There are two attributes supported:
- The default, VFIO_DEVICE_FEATURE_DMA_BUF_MEMATTR_NC
- VFIO_DEVICE_FEATURE_DMA_BUF_MEMATTR_WC, which results in WC PTEs for the DMABUF's BAR region.
Signed-off-by: Matt Evans matt@ozlabs.org
drivers/vfio/pci/vfio_pci_core.c | 2 ++ drivers/vfio/pci/vfio_pci_dmabuf.c | 57 +++++++++++++++++++++++++++++- drivers/vfio/pci/vfio_pci_priv.h | 14 ++++++++ include/uapi/linux/vfio.h | 27 ++++++++++++++ 4 files changed, 99 insertions(+), 1 deletion(-)
[...]
- /* Verify DMABUF: see comments in vfio_pci_dma_buf_revoke() */
- priv = dmabuf->priv;
- if (dmabuf->ops != &vfio_pci_dmabuf_ops ||
READ_ONCE(priv->vdev) != vdev) {ret = -ENODEV;goto out_put_buf;- }
- switch (db_attr.memattr) {
- case VFIO_DEVICE_FEATURE_DMA_BUF_MEMATTR_NC:
- case VFIO_DEVICE_FEATURE_DMA_BUF_MEMATTR_WC:
WRITE_ONCE(priv->memattr, db_attr.memattr);ret = 0;break;- default:
ret = -ENOENT;Nit: Looks like the agreement [1] was on -EOPNOTSUPP / -EINVAL but we took -ENOENT here and in the doc string? Was that intentional?
I tend to agree with Alex's suggestion here, we'd prefer one of those two (-EINVAL / -EOPNOTSUPP) since it clearly communicates to the user that "You sent a wrong arg" or "We don't support this"
Yes, it was intentional.
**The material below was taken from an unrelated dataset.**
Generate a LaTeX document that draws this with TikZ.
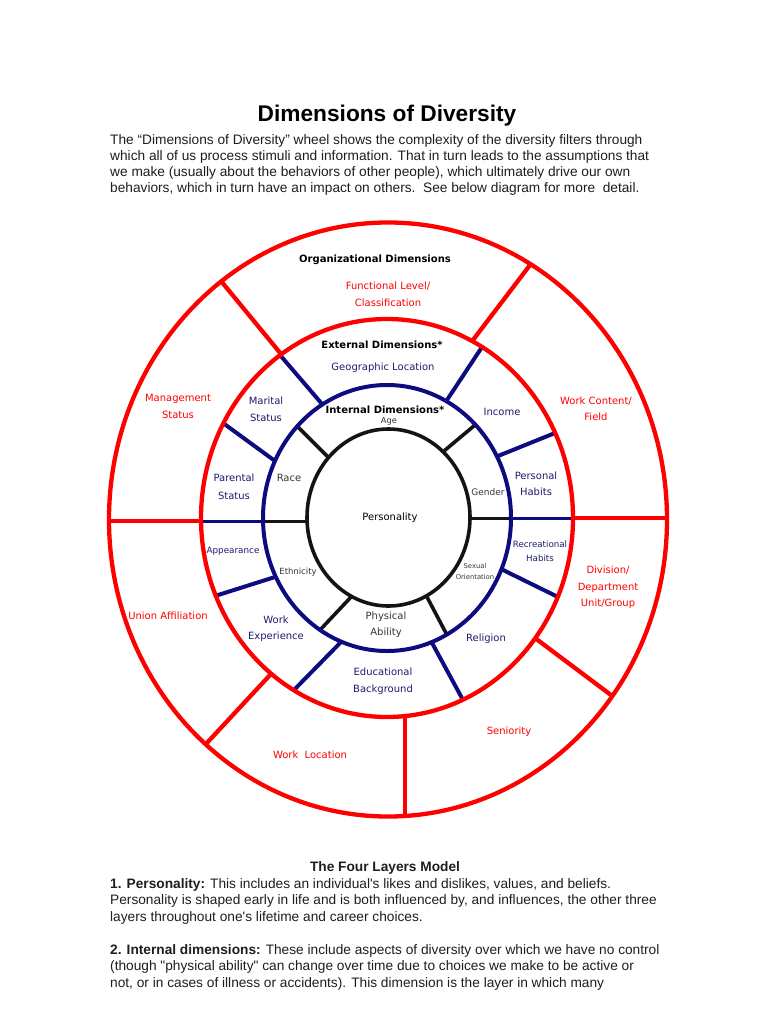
\documentclass[tikz,border=0pt]{standalone}
\usepackage{fontspec}
\setmainfont{Liberation Sans}[Ligatures=TeXOff]
\newfontfamily\wheelfont{DejaVu Sans}
\definecolor{wred}{RGB}{255,0,0}
\definecolor{wnavy}{RGB}{12,12,128}
\definecolor{wblack}{RGB}{20,20,20}
\definecolor{tnavy}{RGB}{28,28,110}
\definecolor{tgray}{RGB}{55,55,55}
\definecolor{bodyc}{RGB}{30,30,30}
\begin{document}
\begin{tikzpicture}[x=1pt,y=-1pt,
  redline/.style={draw=wred,line width=4.3pt},
  blueline/.style={draw=wnavy,line width=4pt},
  blackline/.style={draw=wblack,line width=3.6pt},
  bodytext/.style={anchor=base west,inner sep=0pt,font=\fontsize{13.7}{16}\selectfont,text=bodyc},
  lbl/.style={inner sep=0pt,align=center,font=\wheelfont\fontsize{10}{17}\selectfont},
  redlbl/.style={lbl,text=wred},
  navylbl/.style={lbl,text=tnavy},
  graylbl/.style={lbl,text=tgray},
  hdr/.style={inner sep=0pt,font=\wheelfont\bfseries\fontsize{10}{12}\selectfont,text=black}]
\useasboundingbox[fill=white] (0,0) rectangle (770,1024);

% ---- title and intro text
\node[anchor=base,inner sep=0pt,font=\bfseries\fontsize{22.7}{26}\selectfont] (title) at (387,122) {Dimensions of Diversity};
\node[bodytext] (i1) at (110,145) {The “Dimensions of Diversity” wheel shows the complexity of the diversity filters through};
\node[bodytext] (i2) at (110,161) {which all of us process stimuli and information. That in turn leads to the assumptions that};
\node[bodytext] (i3) at (110,177) {we make (usually about the behaviors of other people), which ultimately drive our own};
\node[bodytext] (i4) at (110,193) {behaviors, which in turn have an impact on others.\ \ See below diagram for more\ \ detail.};

% ---- spokes: organizational ring (red)
\draw[redline] (221,281) -- (281,354);
\draw[redline] (473,340) -- (530,265);
\draw[redline] (573,518) -- (667,518);
\draw[redline] (535,638) -- (611,695);
\draw[redline] (405,717) -- (405,815);
\draw[redline] (270,675) -- (205,745);
\draw[redline] (109,521) -- (201,521);
% ---- spokes: external ring (navy)
\draw[blueline] (280,355) -- (322,404);
\draw[blueline] (482,347) -- (447,400);
\draw[blueline] (223,423) -- (275,461);
\draw[blueline] (555,433) -- (498,456);
\draw[blueline,line width=3pt] (201,521) -- (263,521);
\draw[blueline,line width=3pt] (511,518) -- (573,518);
\draw[blueline] (215,596) -- (275,577);
\draw[blueline] (293,691) -- (341,642);
\draw[blueline] (431,641) -- (463,700);
\draw[blueline] (501,569) -- (558,597);
% ---- spokes: internal ring (black)
\draw[blackline] (298,427) -- (328,457);
\draw[blackline] (475,425) -- (444,451);
\draw[blackline,line width=3pt] (263,521) -- (307,521);
\draw[blackline,line width=3pt] (470,518) -- (511,518);
\draw[blackline] (352,596) -- (320,630);
\draw[blackline] (427,597) -- (447,635);

% ---- rings
\draw[redline] (388,519.5) ellipse [x radius=279pt, y radius=297pt];
\draw[redline] (387,518) ellipse [x radius=186pt, y radius=199pt];
\draw[blueline] (387,518) ellipse [x radius=124pt, y radius=133pt];
\draw[blackline] (388.5,517.5) ellipse [x radius=81.5pt, y radius=88.5pt];

% ---- wheel labels
\node[hdr] (org) at (375,260) {Organizational Dimensions};
\node[redlbl] (func) at (388,294.5) {Functional Level/\\Classification};
\node[hdr] (ext) at (382,345) {External Dimensions*};
\node[navylbl] (geo) at (383,368) {Geographic Location};
\node[redlbl] (mgmt) at (178,406.5) {Management\\Status};
\node[navylbl] (marital) at (266,409.5) {Marital\\Status};
\node[hdr] (int) at (385,410) {Internal Dimensions*};
\node[graylbl,font=\wheelfont\fontsize{8.3}{10}\selectfont] (age) at (389,421) {Age};
\node[navylbl] (income) at (502,412) {Income};
\node[redlbl,font=\wheelfont\fontsize{10}{16}\selectfont] (work) at (596,409) {Work Content/\\Field};
\node[navylbl,font=\wheelfont\fontsize{10}{18}\selectfont] (parent) at (234,487) {Parental\\Status};
\node[graylbl] (race) at (289,478) {Race};
\node[graylbl,font=\wheelfont\fontsize{9}{11}\selectfont] (gender) at (488,492) {Gender};
\node[navylbl,font=\wheelfont\fontsize{10}{16}\selectfont] (habits) at (536,484) {Personal\\Habits};
\node[lbl,text=black] (pers) at (390,518) {Personality};
\node[navylbl,font=\wheelfont\fontsize{8.8}{11}\selectfont] (appear) at (233,551) {Appearance};
\node[graylbl,font=\wheelfont\fontsize{8.5}{11}\selectfont] (eth) at (298,572) {Ethnicity};
\node[navylbl,font=\wheelfont\fontsize{8.7}{14}\selectfont] (recr) at (540,551) {Recreational\\Habits};
\node[graylbl,font=\wheelfont\fontsize{6.8}{11}\selectfont] (sex) at (475,571.5) {Sexual\\Orientation};
\node[redlbl,font=\wheelfont\fontsize{10}{16.5}\selectfont] (div) at (608,587.5) {Division/\\Department\\Unit/Group};
\node[redlbl] (union) at (168,616) {Union Affiliation};
\node[navylbl,font=\wheelfont\fontsize{10}{16}\selectfont] (wexp) at (276,629) {Work\\Experience};
\node[graylbl,font=\wheelfont\fontsize{10}{16}\selectfont] (phys) at (386,625) {Physical\\Ability};
\node[navylbl] (rel) at (486,639) {Religion};
\node[navylbl] (edu) at (383,681.5) {Educational\\Background};
\node[redlbl] (sen) at (509,732) {Seniority};
\node[redlbl] (wloc) at (310,755) {Work\ \ Location};

% ---- bottom text
\node[anchor=base,inner sep=0pt,font=\bfseries\fontsize{13.7}{16}\selectfont,text=bodyc] (four) at (385,871) {The Four Layers Model};
\node[bodytext] (b1) at (110,888) {\textbf{1. Personality:} This includes an individual's likes and dislikes, values, and beliefs.};
\node[bodytext] (b2) at (110,904.5) {Personality is shaped early in life and is both influenced by, and influences, the other three};
\node[bodytext] (b3) at (110,921) {layers throughout one's lifetime and career choices.};
\node[bodytext] (b4) at (110,954) {\textbf{2. Internal dimensions:} These include aspects of diversity over which we have no control};
\node[bodytext] (b5) at (110,970.5) {(though "physical ability" can change over time due to choices we make to be active or};
\node[bodytext] (b6) at (110,987) {not, or in cases of illness or accidents). This dimension is the layer in which many};
\end{tikzpicture}
\end{document}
This was noted in the v3 changelog entry in the cover letter:
- Removed GET on vfio_pci_core_feature_dma_buf_memattr(), removed unnecessary taking of memory_lock, fixed error return values. In particular, removes ENOTSUPP, and uses ENOENT to indicate an unknown attribute enum value was passed to SET. In the discussion here, https://lore.kernel.org/all/20260602131417.41366391@shazbot.org/ we'd agreed on EOPNOTSUPP before I realised that's already used elsewhere. ENOENT uniquely indicates an unknown attribute.
Ahh okay. I missed the changelogs in the cover letter.
EINVAL/EOPNOTSUPP would indeed be semantically perfect, but after posting my reply there I remembered they are already overloaded with a load of different meanings.
I think uniqueness is important here so that memattr issues (for example any future arch-specific porting issues) show up as an immediately-understandable error value.
-ENOENT means no such file or directory [2] to the user. Users may not be kernel engineers who'd wanna peek into the code and they may simply look at the uAPI files which doesn't give them an answer as to what went wrong.
But surely when they look at the uAPI header they will then see "* ENOENT: The given memattr is not supported." and understand what went wrong.
Fair enough. Since its documented it clearly in the uAPI header.